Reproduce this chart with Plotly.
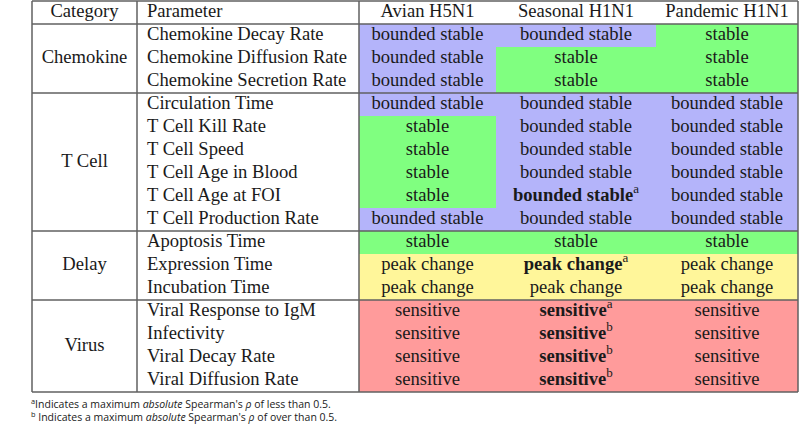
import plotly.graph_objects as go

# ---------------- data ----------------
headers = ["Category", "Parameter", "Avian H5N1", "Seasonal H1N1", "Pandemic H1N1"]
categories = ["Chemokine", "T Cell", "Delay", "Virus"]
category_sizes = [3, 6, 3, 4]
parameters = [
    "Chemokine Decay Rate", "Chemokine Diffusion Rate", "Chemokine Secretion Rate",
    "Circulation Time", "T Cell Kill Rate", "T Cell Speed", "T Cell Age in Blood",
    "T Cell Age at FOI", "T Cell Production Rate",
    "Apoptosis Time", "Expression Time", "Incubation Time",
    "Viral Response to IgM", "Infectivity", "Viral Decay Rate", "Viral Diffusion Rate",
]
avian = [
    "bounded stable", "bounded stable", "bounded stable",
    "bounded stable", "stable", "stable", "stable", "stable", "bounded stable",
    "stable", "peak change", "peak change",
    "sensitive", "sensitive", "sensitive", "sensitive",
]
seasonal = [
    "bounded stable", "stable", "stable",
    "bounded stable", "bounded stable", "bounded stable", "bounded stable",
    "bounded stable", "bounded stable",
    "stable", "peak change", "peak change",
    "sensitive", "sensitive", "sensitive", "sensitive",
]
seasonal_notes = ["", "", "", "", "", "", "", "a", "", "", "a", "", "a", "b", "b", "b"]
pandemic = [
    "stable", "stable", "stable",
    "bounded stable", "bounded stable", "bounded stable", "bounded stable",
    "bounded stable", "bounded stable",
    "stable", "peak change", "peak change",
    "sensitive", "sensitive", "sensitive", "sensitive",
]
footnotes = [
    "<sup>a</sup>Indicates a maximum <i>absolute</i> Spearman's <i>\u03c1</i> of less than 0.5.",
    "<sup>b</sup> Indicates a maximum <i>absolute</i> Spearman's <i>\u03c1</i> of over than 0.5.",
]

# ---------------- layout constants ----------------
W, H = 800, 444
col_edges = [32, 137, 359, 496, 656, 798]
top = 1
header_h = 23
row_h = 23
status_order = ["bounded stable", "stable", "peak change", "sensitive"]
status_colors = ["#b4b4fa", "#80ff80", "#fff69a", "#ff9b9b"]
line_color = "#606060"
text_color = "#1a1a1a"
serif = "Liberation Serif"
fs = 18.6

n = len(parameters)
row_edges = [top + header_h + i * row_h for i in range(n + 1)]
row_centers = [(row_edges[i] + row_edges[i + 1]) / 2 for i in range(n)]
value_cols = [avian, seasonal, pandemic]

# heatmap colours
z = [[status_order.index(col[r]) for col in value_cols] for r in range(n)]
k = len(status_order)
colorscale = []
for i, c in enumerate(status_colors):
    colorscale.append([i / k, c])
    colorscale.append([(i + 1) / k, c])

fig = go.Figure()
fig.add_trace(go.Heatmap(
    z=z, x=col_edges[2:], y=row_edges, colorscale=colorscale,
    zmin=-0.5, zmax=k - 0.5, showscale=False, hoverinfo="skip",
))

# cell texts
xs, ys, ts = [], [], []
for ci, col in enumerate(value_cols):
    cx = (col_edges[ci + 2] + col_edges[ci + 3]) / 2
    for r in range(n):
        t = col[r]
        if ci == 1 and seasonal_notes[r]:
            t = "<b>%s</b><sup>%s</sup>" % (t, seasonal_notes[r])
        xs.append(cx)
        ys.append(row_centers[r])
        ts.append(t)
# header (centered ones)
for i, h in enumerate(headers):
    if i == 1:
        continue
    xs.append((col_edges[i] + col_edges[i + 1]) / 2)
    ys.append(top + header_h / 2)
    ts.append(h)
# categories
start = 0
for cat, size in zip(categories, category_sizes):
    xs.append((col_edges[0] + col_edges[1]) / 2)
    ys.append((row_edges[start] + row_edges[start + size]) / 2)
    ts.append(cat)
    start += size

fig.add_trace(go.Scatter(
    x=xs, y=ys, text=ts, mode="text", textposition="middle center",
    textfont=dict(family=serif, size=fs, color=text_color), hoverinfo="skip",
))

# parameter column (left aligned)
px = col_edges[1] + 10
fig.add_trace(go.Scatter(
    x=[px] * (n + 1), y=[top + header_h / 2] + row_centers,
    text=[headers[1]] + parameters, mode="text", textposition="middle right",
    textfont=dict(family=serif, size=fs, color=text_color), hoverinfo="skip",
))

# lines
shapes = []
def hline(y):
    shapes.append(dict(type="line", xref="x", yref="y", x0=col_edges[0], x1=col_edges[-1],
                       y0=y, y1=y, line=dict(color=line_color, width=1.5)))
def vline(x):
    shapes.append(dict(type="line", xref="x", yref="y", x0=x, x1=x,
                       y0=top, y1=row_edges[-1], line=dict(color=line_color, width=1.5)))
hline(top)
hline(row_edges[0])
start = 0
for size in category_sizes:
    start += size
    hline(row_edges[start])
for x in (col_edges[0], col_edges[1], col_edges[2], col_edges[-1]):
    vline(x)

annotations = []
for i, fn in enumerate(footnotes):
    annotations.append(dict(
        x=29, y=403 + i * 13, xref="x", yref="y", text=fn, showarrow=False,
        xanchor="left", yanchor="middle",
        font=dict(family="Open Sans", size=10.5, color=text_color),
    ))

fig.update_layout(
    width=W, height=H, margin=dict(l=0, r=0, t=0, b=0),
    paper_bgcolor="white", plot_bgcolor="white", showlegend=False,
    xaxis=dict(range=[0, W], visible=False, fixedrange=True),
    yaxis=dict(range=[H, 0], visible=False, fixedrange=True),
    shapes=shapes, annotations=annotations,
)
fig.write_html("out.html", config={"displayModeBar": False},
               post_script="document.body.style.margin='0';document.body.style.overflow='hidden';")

--

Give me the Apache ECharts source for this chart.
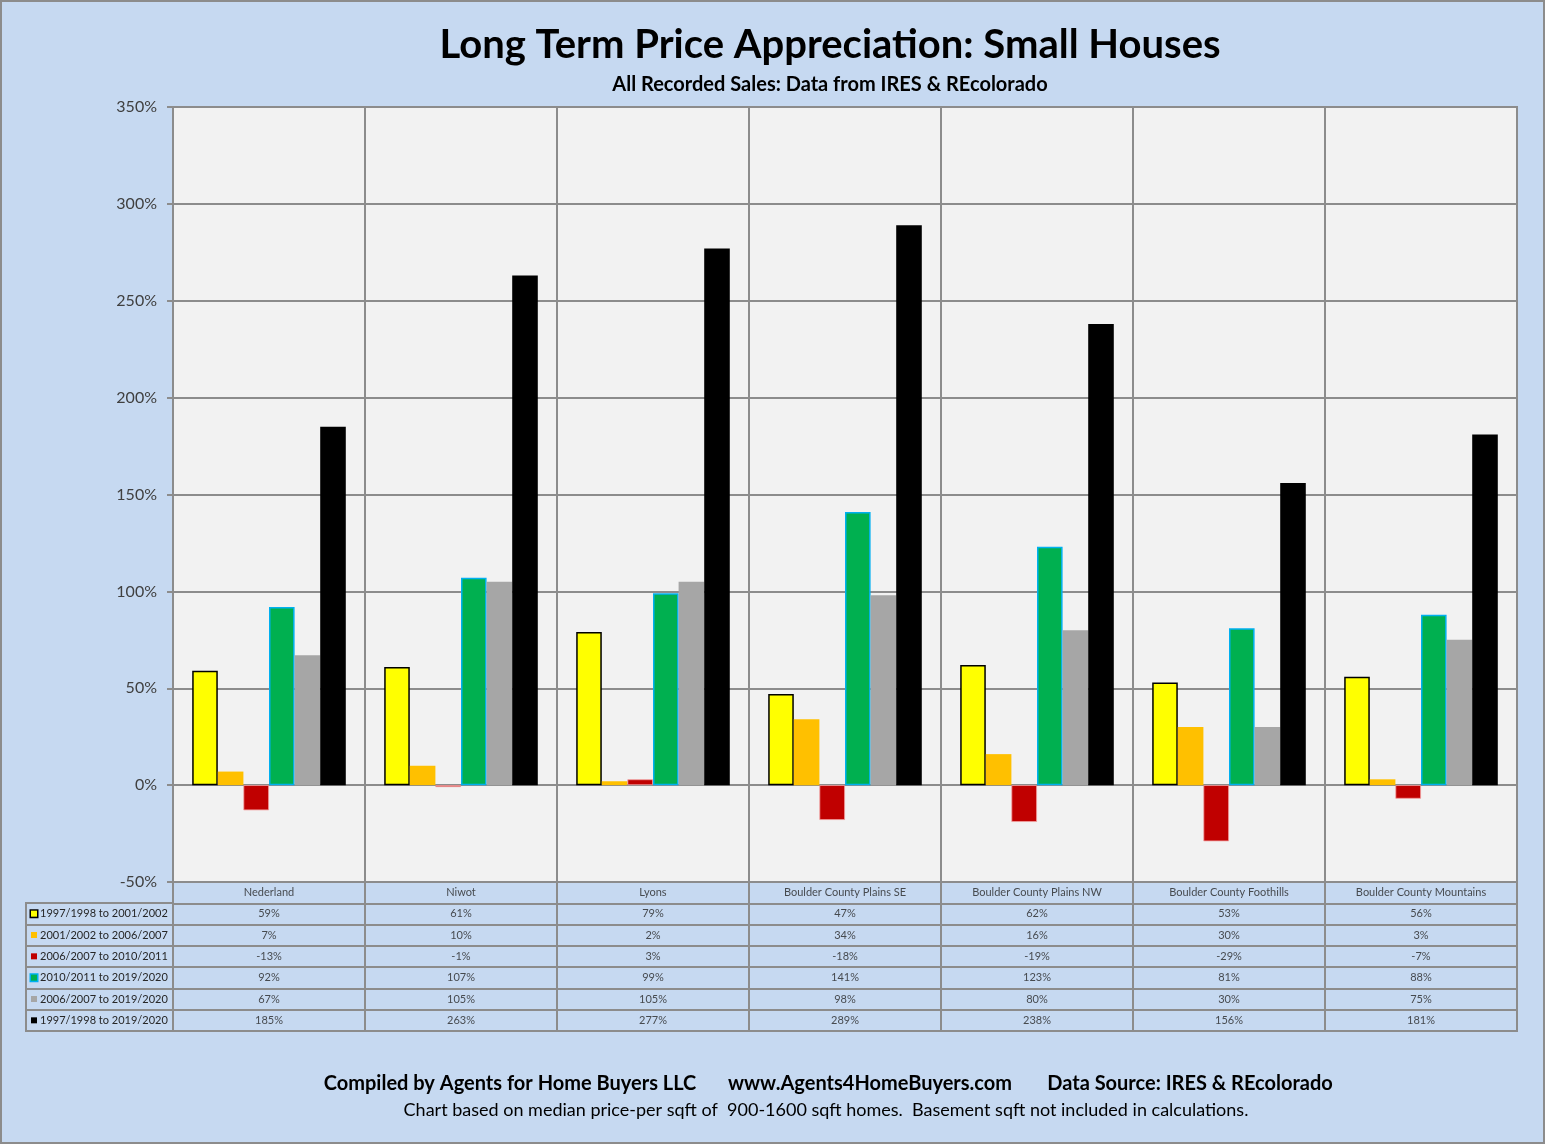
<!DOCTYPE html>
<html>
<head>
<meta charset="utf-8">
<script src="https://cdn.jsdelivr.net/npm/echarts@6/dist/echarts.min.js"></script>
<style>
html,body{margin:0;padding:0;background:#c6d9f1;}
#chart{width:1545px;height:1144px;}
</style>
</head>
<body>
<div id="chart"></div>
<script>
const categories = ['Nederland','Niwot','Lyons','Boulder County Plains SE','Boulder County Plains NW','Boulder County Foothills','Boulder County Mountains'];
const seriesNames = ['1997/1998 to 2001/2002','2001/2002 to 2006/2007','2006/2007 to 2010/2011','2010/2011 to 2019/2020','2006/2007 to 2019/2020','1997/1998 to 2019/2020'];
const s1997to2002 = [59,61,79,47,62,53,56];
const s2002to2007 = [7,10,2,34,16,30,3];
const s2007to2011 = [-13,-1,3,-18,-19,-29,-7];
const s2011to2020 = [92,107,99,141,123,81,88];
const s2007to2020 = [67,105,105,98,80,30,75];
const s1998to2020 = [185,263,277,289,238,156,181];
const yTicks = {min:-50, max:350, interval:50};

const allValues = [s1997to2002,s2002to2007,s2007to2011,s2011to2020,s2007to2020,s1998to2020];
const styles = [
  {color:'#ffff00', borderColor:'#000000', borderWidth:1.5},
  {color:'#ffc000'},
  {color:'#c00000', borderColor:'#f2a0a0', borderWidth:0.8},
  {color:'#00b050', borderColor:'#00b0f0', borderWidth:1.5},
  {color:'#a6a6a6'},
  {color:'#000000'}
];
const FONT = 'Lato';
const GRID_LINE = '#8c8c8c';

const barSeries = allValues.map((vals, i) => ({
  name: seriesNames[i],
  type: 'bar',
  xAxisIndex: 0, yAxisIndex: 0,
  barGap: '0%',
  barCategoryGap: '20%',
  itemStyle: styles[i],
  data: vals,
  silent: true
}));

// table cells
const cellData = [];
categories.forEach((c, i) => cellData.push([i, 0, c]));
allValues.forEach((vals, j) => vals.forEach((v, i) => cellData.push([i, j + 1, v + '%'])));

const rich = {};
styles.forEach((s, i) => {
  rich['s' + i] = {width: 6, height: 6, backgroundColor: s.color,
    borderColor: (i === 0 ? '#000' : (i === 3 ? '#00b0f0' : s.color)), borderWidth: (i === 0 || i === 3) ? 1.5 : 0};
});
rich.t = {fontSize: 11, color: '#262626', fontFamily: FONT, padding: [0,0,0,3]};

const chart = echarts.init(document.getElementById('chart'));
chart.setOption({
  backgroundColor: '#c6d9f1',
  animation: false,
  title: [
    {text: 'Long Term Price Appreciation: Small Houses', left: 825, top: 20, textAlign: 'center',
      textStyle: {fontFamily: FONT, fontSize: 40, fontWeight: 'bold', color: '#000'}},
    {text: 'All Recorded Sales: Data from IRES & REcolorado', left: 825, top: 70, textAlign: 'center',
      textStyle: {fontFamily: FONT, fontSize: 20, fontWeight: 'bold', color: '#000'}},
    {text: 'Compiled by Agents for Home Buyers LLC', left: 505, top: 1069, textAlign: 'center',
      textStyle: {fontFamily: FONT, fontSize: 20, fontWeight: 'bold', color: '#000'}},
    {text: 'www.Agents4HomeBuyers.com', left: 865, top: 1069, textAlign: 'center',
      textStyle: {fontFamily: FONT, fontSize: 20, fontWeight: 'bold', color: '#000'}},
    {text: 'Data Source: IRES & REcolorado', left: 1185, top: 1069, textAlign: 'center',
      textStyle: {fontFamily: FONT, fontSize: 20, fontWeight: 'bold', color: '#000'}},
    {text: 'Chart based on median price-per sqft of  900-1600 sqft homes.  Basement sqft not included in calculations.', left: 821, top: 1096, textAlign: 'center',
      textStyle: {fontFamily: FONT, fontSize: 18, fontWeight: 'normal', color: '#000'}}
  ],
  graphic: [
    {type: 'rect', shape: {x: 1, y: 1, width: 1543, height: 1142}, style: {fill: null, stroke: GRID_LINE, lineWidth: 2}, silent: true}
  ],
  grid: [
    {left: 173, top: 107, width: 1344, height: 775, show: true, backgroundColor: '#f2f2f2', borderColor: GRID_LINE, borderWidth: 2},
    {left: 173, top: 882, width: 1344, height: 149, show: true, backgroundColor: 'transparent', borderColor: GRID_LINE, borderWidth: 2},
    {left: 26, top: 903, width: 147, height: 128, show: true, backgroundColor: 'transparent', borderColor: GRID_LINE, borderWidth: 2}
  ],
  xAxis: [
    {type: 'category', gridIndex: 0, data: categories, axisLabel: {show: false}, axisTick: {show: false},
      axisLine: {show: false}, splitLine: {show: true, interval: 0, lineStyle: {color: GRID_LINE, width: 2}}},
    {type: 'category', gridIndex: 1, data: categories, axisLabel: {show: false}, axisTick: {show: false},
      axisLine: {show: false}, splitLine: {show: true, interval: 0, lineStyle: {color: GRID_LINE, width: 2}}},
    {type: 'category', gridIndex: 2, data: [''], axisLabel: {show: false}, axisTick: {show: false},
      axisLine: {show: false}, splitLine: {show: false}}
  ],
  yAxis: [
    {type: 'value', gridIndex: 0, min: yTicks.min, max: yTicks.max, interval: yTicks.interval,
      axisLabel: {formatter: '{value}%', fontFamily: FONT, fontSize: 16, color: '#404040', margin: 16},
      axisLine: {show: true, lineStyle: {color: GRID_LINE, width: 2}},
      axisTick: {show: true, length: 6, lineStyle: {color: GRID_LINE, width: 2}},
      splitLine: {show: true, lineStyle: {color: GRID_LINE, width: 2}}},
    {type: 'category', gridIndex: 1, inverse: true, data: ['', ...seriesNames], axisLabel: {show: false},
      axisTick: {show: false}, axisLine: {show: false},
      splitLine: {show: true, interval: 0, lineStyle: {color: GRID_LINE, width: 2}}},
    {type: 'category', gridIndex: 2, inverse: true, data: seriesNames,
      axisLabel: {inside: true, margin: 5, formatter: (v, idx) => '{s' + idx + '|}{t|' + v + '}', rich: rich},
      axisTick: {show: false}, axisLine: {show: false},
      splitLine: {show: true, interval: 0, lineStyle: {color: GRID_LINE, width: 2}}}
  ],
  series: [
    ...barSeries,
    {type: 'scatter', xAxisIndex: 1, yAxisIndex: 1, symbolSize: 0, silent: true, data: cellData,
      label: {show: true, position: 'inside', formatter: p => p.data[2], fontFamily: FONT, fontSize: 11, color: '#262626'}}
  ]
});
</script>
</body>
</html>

--

**Instructions for the task:**
Go back to the lines above and output, exactly as they stand, the ones from the line containing "Reproduce this chart with Plotly." to the line containing "import plotly.graph_objects as go". Leave all pictures behind.

**The completed task:**
Reproduce this chart with Plotly.
import plotly.graph_objects as go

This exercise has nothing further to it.